Divorce Rates High in Southern, Bible Belt States

Experts Say Strong Faith Key to Stable Marriages

New data shows that U.S. divorce rates are higher in Southern states such as Alabama, Kentucky, and Texas. This information is important to church leaders since these states are located in what is traditionally known as the "Bible Belt." However, these same leaders squabble over whether or not Christians are truly part of America's growing divorce problem.

Data from the U.S. Census shows the divorce rate among both men and women in the South hovers over the national average. In the South, the divorce rate is 10.2 divorces per 1,000 men aged 15 or older and 11.1 divorces per 1,000 women.

The national divorce rate rests at 9.2 divorces per 1,000 men and 9.7 divorces per 1,000 women. The Northeast region boasts the lowest divorce rate at 7.2 divorces per 1,000 men and 7.5 per women. But the region also has the lowest number of marriage as well.

Alabama, Mississippi, Arkansas, Georgia, Tennessee, and Oklahoma - states traditionally known for their conservatism - are experiencing divorce rates between 11 and 13.5 divorces per 1,000 for both men and women.

Arizona has the highest rate of divorce in the nation among women, 16.2 divorces per 1,000 women. Arkansas holds the highest divorce rate in the nation among men, 13.5 per 1,000.

Dwayne Hastings, vice president of communications for the Southern Baptist Convention's Ethic and Religious Liberty Commission, said of the data, "Couples are entering into the marriage relationship without an idea, a real solid idea of what they are getting into," he described.

He continued, "They're not entering into [marriage] with Christ as the center."

The church is not immune to the divorce rate, Hastings emphasized.

"Unfortunately, it's like a lot of issues across the board that ... immoral behavior is practiced by, sometimes at equal numbers...those inside the church [compared to] those outside the church."

Numbers released by Barna Group in 2001 seems to support Hastings’ notion.

The group reports that 33 percent of all born-again Christians who have been married have gone through divorce compared to 34 percent of non-born-again adults.

However, Focus on the Family's Family Formation Studies Director, Glenn Stanton, believes a differentiation must be made between those who are truly practicing their faith and those that are simply affiliated with a church.

"Church affiliation means nothing," said Stanton. Rather he says actively praying together and reading the Bible together makes all the difference in the world.

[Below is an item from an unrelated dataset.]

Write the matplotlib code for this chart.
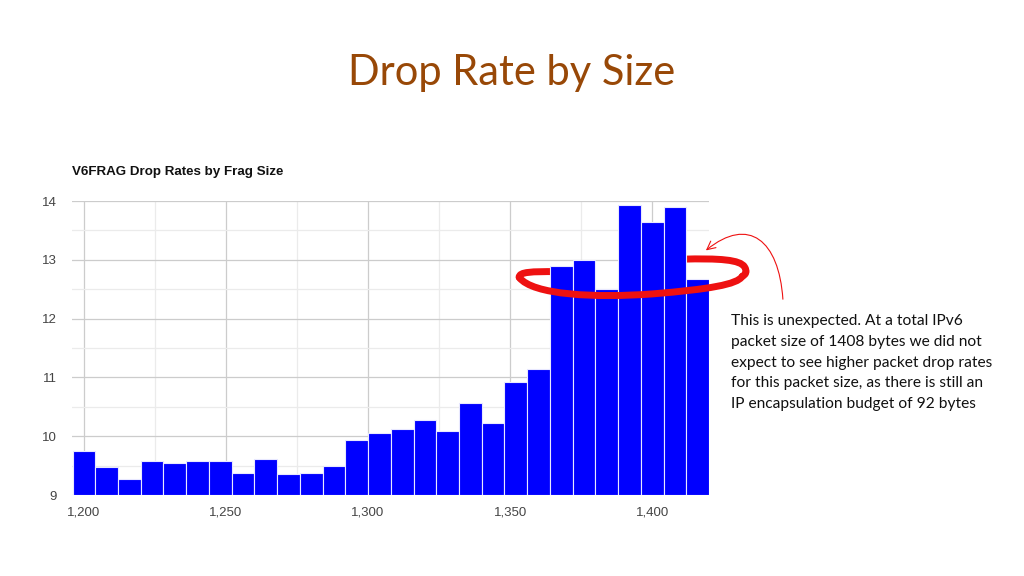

As for the notion that the Bible Belt is contributing to the high divorce rate, he says statistics point more toward the failed marriages of what he calls "the mobile home belt."

He uses that term loosely to refer to Southern marriages where the spouses were married despite being in their teens, irregularly employed and having co-habitated prior to being wed. Stanton warns of the dire effects co-habitation can have on marriage in his upcoming book, The Ring Makes all the Difference.

"The research shows that the ideal marriage age is about from 22 years old to about 25 years old," he explained. Marriage after 25, he says, is not harmful, but waiting does not necessarily equal a stronger marriage. However marriage before age 20, he warns, does not allow spouses to mature.

Hastings argues that age is irrelevant.

"I don't think physiological age has much to do with long viability of a marriage," he stated. "Our culture would think the more older [sic] person is the more mature person, but that may or may not be true."

Hastings, who says he is "middle-aged," also noted, "[In] my grandparent's generation, people were forced to be more mature earlier because [that was] just society at that time."

Stanton, now 49, married his wife, then 18, at age 20. He acknowledges, "Those marrying at 20 or before are not destined to divorce, but they are [now] significantly more likely to divorce."

Those who marry in their teens likely have not attended college or even finished high school, he notes. Therefore in young marriages, youth and poverty are tied together.

Stanton says of marriage after college, "Nobody is absolutely mature when they marry but you're just in a better place."

While the South has as a high divorce rate, its marriage rate is also higher than the national average.

In the South there are 20.3 married men per 1,000 men and 18.6 married women per 1,000 women. The national average is 19.1 marriages per 1,000 men and 17.6 per 1,000 women.

Stanton says there is a "silver lining" in the data.

For Christians, Stanton and Hastings both agree the key to a divorce-proof marriage is strong faith.

"[If you are] going into marriage with expectations that are faulty, then the marriage is going to fail, no matter the age," said Hastings. "If they go into a marriage without the appreciation and the understanding that Christ must be the center of the marriage – they're not coming together for their own sake, but for the furthering of his kingdom, for Christ's sake – then their marriage, it seems to be more likely to be weak and to fail."

The similar Barna poll confirms that while 33 percent of born-again Christians who were married have also been divorced, evangelicals are among the groups least likely to divorce, 26 percent, next to upscale adults (22 percent) and Asians (20 percent).